In an interview with NBC’s Ann Curry this week, a top Iranian human rights official cast doubt on the charge that Josh Fattal and Shane Bauer, the two Americans detained in Iran, are spies — which officials there have repeatedly alleged.

Mohammad-Javad Larijani, secretary-general of the High Council for Human Rights and a close adviser to Ayatollah Ali Khamenei, took credit for the release of the third American, Sarah Shourd, in September, saying, “We have been able to convince the legal structure that that lady was definitely out of this process. She was not even capable of doing such a thing [spying], so we prepared the ground of her release…This took a lot of labor because we should convince them that there doesn’t seem to be any sign that she was even capable to do that.”

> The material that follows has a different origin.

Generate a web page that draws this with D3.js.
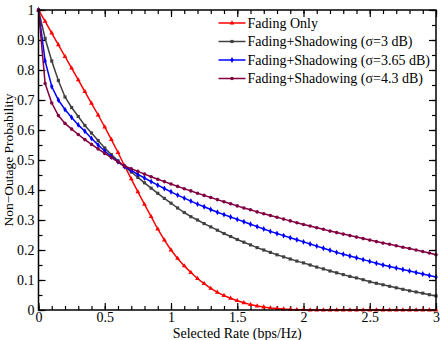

When Curry pressed him on what evidence the state had against Fattal and Bauer, an Investigative Fund reporter, he demurred, saying only, “the intelligence or the prosecutor say that they have evidence…For them it is strong enough to detain them.”

But he then went on to indicate that the High Council on Human Rights would try to assist in their release:

“I hope that we can facilitate, we can facilitate this process, with this perception: that let us assume that these people were innocent, they were really hikers, and they were accidentally but by chance crossed into the most volatile area on the border.”

This is the first time we’ve heard an Iranian official suggesting that Shourd, Fattal, and Bauer may be innocent of the spying charges since the three were detained more than 15 months ago.